Task goal
Copy out all the records exactly.

Material to process

• • • • •

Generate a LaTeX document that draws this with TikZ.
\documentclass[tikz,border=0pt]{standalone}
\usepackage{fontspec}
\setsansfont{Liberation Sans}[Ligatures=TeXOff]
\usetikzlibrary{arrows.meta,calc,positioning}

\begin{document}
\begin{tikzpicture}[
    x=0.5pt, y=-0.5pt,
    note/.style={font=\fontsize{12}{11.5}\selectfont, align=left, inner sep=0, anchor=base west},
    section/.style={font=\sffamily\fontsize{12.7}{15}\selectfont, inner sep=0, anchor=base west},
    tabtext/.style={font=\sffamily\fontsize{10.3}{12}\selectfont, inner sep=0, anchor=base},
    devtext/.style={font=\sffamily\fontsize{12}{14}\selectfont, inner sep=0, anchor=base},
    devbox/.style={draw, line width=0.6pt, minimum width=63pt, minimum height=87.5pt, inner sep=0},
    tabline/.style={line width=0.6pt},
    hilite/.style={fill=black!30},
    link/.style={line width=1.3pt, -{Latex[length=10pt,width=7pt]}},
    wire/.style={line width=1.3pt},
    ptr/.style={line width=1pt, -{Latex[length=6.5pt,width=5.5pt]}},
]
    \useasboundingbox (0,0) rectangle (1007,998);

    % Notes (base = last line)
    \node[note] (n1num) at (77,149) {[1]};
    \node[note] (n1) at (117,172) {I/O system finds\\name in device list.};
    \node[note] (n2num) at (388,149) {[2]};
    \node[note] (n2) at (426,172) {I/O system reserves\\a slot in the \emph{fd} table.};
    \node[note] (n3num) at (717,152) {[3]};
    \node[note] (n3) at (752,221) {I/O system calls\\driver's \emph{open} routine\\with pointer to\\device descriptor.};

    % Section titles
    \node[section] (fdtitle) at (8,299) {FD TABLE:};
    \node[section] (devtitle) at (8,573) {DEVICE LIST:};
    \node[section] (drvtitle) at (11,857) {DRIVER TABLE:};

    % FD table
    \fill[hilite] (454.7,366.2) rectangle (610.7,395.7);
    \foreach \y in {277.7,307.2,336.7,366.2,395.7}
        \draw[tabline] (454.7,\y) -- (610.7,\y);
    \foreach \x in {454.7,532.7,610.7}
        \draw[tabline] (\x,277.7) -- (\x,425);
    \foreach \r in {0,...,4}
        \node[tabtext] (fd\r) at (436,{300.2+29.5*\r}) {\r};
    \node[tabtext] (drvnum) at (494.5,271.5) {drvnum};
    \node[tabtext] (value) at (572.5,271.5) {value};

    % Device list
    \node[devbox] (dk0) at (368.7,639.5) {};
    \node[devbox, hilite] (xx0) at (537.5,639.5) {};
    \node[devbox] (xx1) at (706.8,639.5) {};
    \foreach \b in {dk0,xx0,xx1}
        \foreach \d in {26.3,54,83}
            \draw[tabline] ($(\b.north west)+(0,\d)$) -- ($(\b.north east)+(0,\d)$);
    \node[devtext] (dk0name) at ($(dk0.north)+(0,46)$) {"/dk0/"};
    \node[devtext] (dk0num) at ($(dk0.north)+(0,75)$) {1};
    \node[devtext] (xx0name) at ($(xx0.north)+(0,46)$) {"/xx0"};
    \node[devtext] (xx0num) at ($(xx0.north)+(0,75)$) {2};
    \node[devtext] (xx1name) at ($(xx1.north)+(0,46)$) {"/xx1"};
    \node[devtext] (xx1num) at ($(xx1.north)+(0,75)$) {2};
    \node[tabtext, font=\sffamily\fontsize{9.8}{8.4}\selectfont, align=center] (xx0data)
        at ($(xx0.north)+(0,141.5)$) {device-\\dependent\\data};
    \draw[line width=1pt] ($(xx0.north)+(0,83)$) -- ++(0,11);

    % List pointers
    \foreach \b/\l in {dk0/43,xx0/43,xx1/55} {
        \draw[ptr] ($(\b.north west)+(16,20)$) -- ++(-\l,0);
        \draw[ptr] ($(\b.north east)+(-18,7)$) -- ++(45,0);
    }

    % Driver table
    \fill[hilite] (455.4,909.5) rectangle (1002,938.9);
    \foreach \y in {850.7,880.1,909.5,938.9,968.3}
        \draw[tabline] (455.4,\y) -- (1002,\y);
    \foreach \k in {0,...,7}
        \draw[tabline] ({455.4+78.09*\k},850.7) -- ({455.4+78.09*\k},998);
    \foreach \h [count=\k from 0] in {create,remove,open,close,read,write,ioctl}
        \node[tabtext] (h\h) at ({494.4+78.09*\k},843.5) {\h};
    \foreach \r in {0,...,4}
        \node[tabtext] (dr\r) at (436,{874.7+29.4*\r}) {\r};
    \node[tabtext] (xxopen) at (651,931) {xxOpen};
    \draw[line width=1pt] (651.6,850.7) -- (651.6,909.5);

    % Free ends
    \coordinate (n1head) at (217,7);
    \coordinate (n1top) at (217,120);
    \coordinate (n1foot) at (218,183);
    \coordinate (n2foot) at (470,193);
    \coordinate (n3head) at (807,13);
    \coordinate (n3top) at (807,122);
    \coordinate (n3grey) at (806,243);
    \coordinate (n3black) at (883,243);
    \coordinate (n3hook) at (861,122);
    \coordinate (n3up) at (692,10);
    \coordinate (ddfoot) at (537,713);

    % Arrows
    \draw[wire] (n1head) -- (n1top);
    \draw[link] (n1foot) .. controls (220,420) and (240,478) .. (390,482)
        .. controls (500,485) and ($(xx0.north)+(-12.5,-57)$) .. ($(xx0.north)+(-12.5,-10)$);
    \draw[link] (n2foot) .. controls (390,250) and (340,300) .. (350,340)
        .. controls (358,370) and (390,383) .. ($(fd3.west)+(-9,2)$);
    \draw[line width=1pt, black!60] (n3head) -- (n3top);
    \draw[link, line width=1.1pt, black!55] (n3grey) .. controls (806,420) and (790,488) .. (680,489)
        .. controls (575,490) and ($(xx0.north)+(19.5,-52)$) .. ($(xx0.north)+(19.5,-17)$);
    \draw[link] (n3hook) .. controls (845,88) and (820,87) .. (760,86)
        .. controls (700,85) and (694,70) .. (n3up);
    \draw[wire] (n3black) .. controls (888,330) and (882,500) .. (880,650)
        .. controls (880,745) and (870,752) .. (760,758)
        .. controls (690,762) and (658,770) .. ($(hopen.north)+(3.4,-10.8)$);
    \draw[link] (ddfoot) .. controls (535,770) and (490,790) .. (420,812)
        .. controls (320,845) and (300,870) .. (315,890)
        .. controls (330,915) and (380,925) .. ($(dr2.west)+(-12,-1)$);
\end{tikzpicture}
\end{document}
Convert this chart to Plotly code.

• • • • •

Exercise result
Generate a LaTeX document that draws this with TikZ.
\documentclass[tikz,border=0pt]{standalone}
\usepackage{fontspec}
\setsansfont{Liberation Sans}[Ligatures=TeXOff]
\usetikzlibrary{arrows.meta,calc,positioning}

\begin{document}
\begin{tikzpicture}[
    x=0.5pt, y=-0.5pt,
    note/.style={font=\fontsize{12}{11.5}\selectfont, align=left, inner sep=0, anchor=base west},
    section/.style={font=\sffamily\fontsize{12.7}{15}\selectfont, inner sep=0, anchor=base west},
    tabtext/.style={font=\sffamily\fontsize{10.3}{12}\selectfont, inner sep=0, anchor=base},
    devtext/.style={font=\sffamily\fontsize{12}{14}\selectfont, inner sep=0, anchor=base},
    devbox/.style={draw, line width=0.6pt, minimum width=63pt, minimum height=87.5pt, inner sep=0},
    tabline/.style={line width=0.6pt},
    hilite/.style={fill=black!30},
    link/.style={line width=1.3pt, -{Latex[length=10pt,width=7pt]}},
    wire/.style={line width=1.3pt},
    ptr/.style={line width=1pt, -{Latex[length=6.5pt,width=5.5pt]}},
]
    \useasboundingbox (0,0) rectangle (1007,998);

    % Notes (base = last line)
    \node[note] (n1num) at (77,149) {[1]};
    \node[note] (n1) at (117,172) {I/O system finds\\name in device list.};
    \node[note] (n2num) at (388,149) {[2]};
    \node[note] (n2) at (426,172) {I/O system reserves\\a slot in the \emph{fd} table.};
    \node[note] (n3num) at (717,152) {[3]};
    \node[note] (n3) at (752,221) {I/O system calls\\driver's \emph{open} routine\\with pointer to\\device descriptor.};

    % Section titles
    \node[section] (fdtitle) at (8,299) {FD TABLE:};
    \node[section] (devtitle) at (8,573) {DEVICE LIST:};
    \node[section] (drvtitle) at (11,857) {DRIVER TABLE:};

    % FD table
    \fill[hilite] (454.7,366.2) rectangle (610.7,395.7);
    \foreach \y in {277.7,307.2,336.7,366.2,395.7}
        \draw[tabline] (454.7,\y) -- (610.7,\y);
    \foreach \x in {454.7,532.7,610.7}
        \draw[tabline] (\x,277.7) -- (\x,425);
    \foreach \r in {0,...,4}
        \node[tabtext] (fd\r) at (436,{300.2+29.5*\r}) {\r};
    \node[tabtext] (drvnum) at (494.5,271.5) {drvnum};
    \node[tabtext] (value) at (572.5,271.5) {value};

    % Device list
    \node[devbox] (dk0) at (368.7,639.5) {};
    \node[devbox, hilite] (xx0) at (537.5,639.5) {};
    \node[devbox] (xx1) at (706.8,639.5) {};
    \foreach \b in {dk0,xx0,xx1}
        \foreach \d in {26.3,54,83}
            \draw[tabline] ($(\b.north west)+(0,\d)$) -- ($(\b.north east)+(0,\d)$);
    \node[devtext] (dk0name) at ($(dk0.north)+(0,46)$) {"/dk0/"};
    \node[devtext] (dk0num) at ($(dk0.north)+(0,75)$) {1};
    \node[devtext] (xx0name) at ($(xx0.north)+(0,46)$) {"/xx0"};
    \node[devtext] (xx0num) at ($(xx0.north)+(0,75)$) {2};
    \node[devtext] (xx1name) at ($(xx1.north)+(0,46)$) {"/xx1"};
    \node[devtext] (xx1num) at ($(xx1.north)+(0,75)$) {2};
    \node[tabtext, font=\sffamily\fontsize{9.8}{8.4}\selectfont, align=center] (xx0data)
        at ($(xx0.north)+(0,141.5)$) {device-\\dependent\\data};
    \draw[line width=1pt] ($(xx0.north)+(0,83)$) -- ++(0,11);

    % List pointers
    \foreach \b/\l in {dk0/43,xx0/43,xx1/55} {
        \draw[ptr] ($(\b.north west)+(16,20)$) -- ++(-\l,0);
        \draw[ptr] ($(\b.north east)+(-18,7)$) -- ++(45,0);
    }

    % Driver table
    \fill[hilite] (455.4,909.5) rectangle (1002,938.9);
    \foreach \y in {850.7,880.1,909.5,938.9,968.3}
        \draw[tabline] (455.4,\y) -- (1002,\y);
    \foreach \k in {0,...,7}
        \draw[tabline] ({455.4+78.09*\k},850.7) -- ({455.4+78.09*\k},998);
    \foreach \h [count=\k from 0] in {create,remove,open,close,read,write,ioctl}
        \node[tabtext] (h\h) at ({494.4+78.09*\k},843.5) {\h};
    \foreach \r in {0,...,4}
        \node[tabtext] (dr\r) at (436,{874.7+29.4*\r}) {\r};
    \node[tabtext] (xxopen) at (651,931) {xxOpen};
    \draw[line width=1pt] (651.6,850.7) -- (651.6,909.5);

    % Free ends
    \coordinate (n1head) at (217,7);
    \coordinate (n1top) at (217,120);
    \coordinate (n1foot) at (218,183);
    \coordinate (n2foot) at (470,193);
    \coordinate (n3head) at (807,13);
    \coordinate (n3top) at (807,122);
    \coordinate (n3grey) at (806,243);
    \coordinate (n3black) at (883,243);
    \coordinate (n3hook) at (861,122);
    \coordinate (n3up) at (692,10);
    \coordinate (ddfoot) at (537,713);

    % Arrows
    \draw[wire] (n1head) -- (n1top);
    \draw[link] (n1foot) .. controls (220,420) and (240,478) .. (390,482)
        .. controls (500,485) and ($(xx0.north)+(-12.5,-57)$) .. ($(xx0.north)+(-12.5,-10)$);
    \draw[link] (n2foot) .. controls (390,250) and (340,300) .. (350,340)
        .. controls (358,370) and (390,383) .. ($(fd3.west)+(-9,2)$);
    \draw[line width=1pt, black!60] (n3head) -- (n3top);
    \draw[link, line width=1.1pt, black!55] (n3grey) .. controls (806,420) and (790,488) .. (680,489)
        .. controls (575,490) and ($(xx0.north)+(19.5,-52)$) .. ($(xx0.north)+(19.5,-17)$);
    \draw[link] (n3hook) .. controls (845,88) and (820,87) .. (760,86)
        .. controls (700,85) and (694,70) .. (n3up);
    \draw[wire] (n3black) .. controls (888,330) and (882,500) .. (880,650)
        .. controls (880,745) and (870,752) .. (760,758)
        .. controls (690,762) and (658,770) .. ($(hopen.north)+(3.4,-10.8)$);
    \draw[link] (ddfoot) .. controls (535,770) and (490,790) .. (420,812)
        .. controls (320,845) and (300,870) .. (315,890)
        .. controls (330,915) and (380,925) .. ($(dr2.west)+(-12,-1)$);
\end{tikzpicture}
\end{document}
Convert this chart to Plotly code.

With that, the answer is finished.